======== MATERIAL SUPPLIED ========

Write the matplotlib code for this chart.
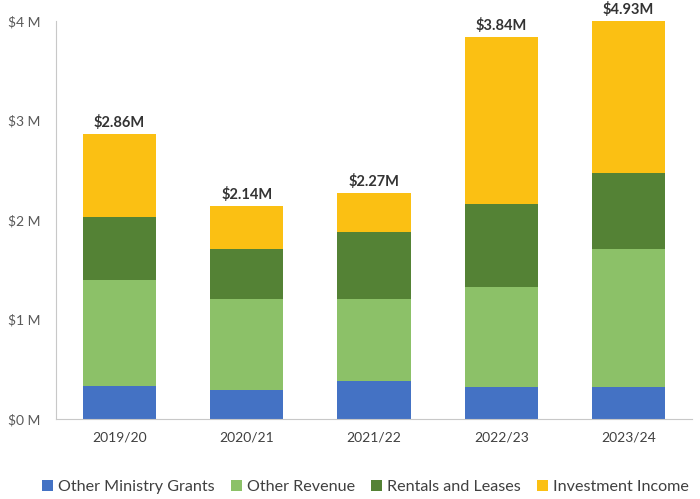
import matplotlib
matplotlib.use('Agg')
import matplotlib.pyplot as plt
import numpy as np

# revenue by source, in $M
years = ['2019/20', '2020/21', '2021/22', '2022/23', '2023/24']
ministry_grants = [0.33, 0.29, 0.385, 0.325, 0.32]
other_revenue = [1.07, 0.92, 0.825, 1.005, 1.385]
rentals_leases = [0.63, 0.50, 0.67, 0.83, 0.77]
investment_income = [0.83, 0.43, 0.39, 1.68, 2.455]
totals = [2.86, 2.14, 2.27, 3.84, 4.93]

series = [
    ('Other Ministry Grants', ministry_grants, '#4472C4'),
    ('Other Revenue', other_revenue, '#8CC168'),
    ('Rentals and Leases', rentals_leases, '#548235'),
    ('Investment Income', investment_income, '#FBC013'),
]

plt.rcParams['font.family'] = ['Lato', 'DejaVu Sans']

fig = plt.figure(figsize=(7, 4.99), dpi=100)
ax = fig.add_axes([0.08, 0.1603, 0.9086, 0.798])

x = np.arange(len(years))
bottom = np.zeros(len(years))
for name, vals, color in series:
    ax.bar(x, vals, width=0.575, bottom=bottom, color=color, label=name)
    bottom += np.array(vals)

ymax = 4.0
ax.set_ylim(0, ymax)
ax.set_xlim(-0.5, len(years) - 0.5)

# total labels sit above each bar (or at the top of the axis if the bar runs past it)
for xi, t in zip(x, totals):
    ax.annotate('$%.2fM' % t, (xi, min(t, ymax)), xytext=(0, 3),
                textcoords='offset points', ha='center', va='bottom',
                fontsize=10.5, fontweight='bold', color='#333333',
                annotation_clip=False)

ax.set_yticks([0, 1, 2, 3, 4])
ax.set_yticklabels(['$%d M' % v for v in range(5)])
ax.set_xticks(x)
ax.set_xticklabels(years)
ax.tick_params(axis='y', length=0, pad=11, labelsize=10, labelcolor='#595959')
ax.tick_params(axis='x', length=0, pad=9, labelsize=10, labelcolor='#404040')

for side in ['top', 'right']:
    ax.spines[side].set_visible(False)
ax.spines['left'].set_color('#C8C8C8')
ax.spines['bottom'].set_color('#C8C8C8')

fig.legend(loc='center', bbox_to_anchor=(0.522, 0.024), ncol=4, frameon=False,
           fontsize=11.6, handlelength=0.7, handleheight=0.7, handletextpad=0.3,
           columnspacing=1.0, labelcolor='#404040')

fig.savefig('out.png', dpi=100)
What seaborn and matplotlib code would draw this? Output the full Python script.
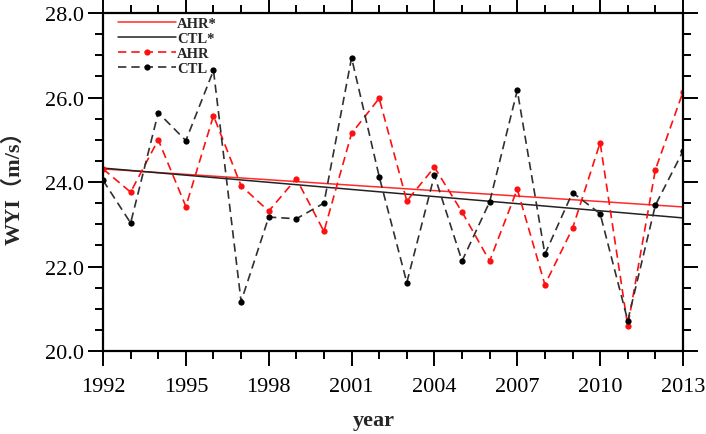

========

Pictures do not belong in the copy. Repeat only the lines from the top of the records through the line containing "import numpy as np".

SOLUTION FOR THIS EXERCISE →
Write the matplotlib code for this chart.
import matplotlib
matplotlib.use('Agg')
import matplotlib.pyplot as plt
import numpy as np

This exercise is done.